Ao mesmo tempo, é inegável que o GPS é uma fantástica ferramenta. Mas então, o que fazer? A resposta parece ser: usá-lo com juízo e parcimónia. Não o ligar a menos que não façamos a mínima ideia da localização do nosso destino ou que estejamos mesmo perdidos.
Há quem vá mesmo mais longe e abandone totalmente o uso do GPS. Foi o caso, por exemplo, da neurocientista Véronique Bohbot, da Universidade McGill (Canadá). Entrevistada em 2013 pelo diário The Boston Globe, explicava que o processo de geração de mapas mentais também é importante para actividades que nada têm a ver com irmos de casa para o trabalho. Segundo ela, deixar que essa capacidade se atrofie pode ser mau para nós. “É importante que as pessoas cuidem da sua saúde – incluindo a cognitiva”, recomendava. Apesar de não haver qualquer indício científico que sugira que o uso do GPS provoca um declínio cognitivo, na dúvida Bohbot decidiu abster-se.
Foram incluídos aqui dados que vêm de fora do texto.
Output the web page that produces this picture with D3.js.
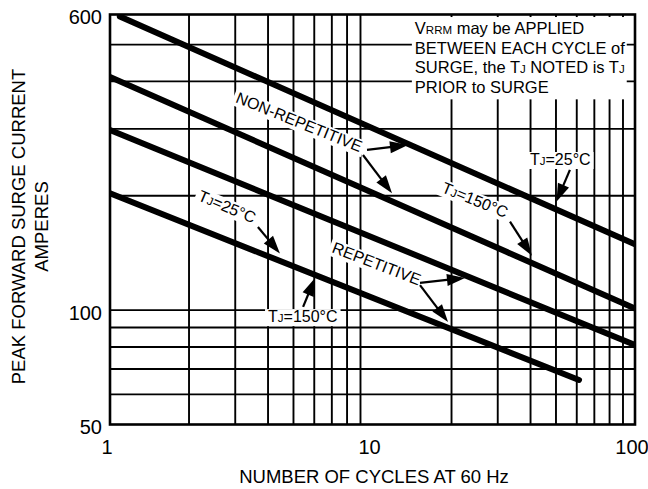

O filósofo e urbanista francês Paul Virilio, que pensa que qualquer tecnologia contém em si própria um potencial de acidentes, declarou numa recolha de conversas publicada em livro em 1998: “Não há ganho sem perda. Quando inventamos o elevador, perdemos as escadas. Claro que as escadas continuarão a existir, mas tornam-se uma saída de emergência.” E nós perguntamos: valerá a pena ganhar o GPS para transformar o nosso cérebro numa escada de emergência enferrujada?